Southwest Airlines Co. foresees sticking with its current 175-seat configuration in its largest 737s, said Whitney Eichinger, a spokeswoman. The Dallas-based discount carrier will be the first operator of the 737 Max 8 when those planes start arriving in 2017.
Airlines have consistently tweaked their coach cabins to squeeze in seats and improve flight economics, said Ranga Natarajan, a senior product manager at travel website SeatGuru.com. In Boeing’s popular 777 wide-body jet, airlines largely have moved from a roomy nine seats across to a tighter 10. Carriers also narrowed seats to a 17-inch dimension from 18 inches and introduced seats that don’t recline much, he said.
Some carriers are adding USB ports and Wi-Fi in an effort to keep passengers from realizing how cramped they are, said Natarajan, who is based in Newton, Massachusetts.
Toulouse, France-based Airbus may have the most radical idea yet for saving space in coach, a bicycle-like seat and a back rest. According to patent documents filed in Europe, the seat rotates down when not in use. Mary Anne Greczyn, a spokeswoman for Airbus, played down the patent application as a “non-story” and said the seat is a concept only.

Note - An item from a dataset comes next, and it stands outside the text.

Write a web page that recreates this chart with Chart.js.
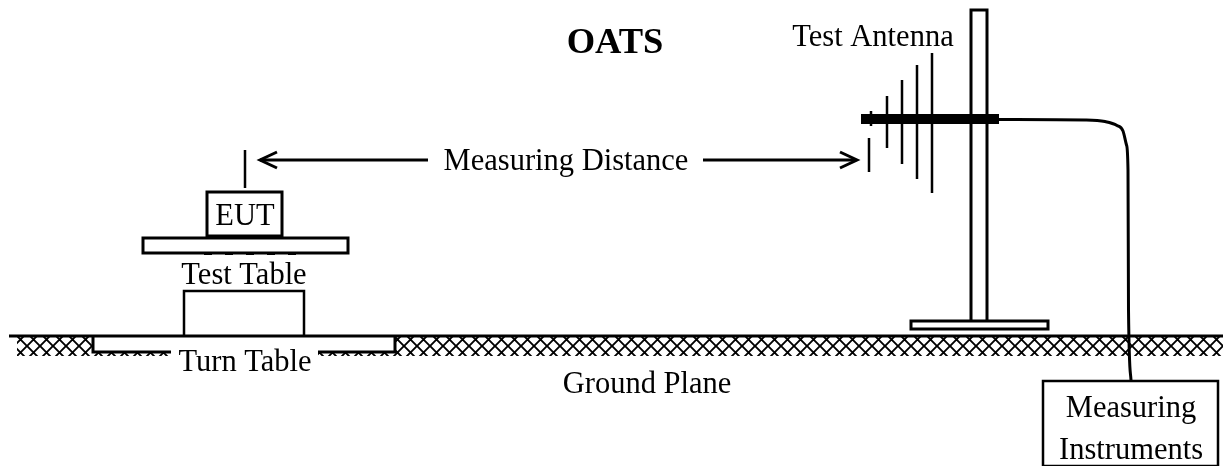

Nick Vojnovic, a 6-foot-6-inch restaurant executive who has accrued 2 million miles (3.5 million kilometers) with Atlanta-based Delta Air Lines Inc., already has trouble with current coach configurations and isn’t up for any more cutbacks. His frequent-flier status with Delta usually lets him snag a roomier Economy Comfort seat, which offers up to 4 extra inches of legroom, or at least an emergency-exit row.
“As the seats get tighter and tighter, my marketing manager, who’s 4-foot-11, has no problem,” said Vojnovic, president of Tampa-based Little Greek Franchise Development Inc. “But for people who are tall, it’s a big problem. You’re sore and achy and you just feel physically beat up.”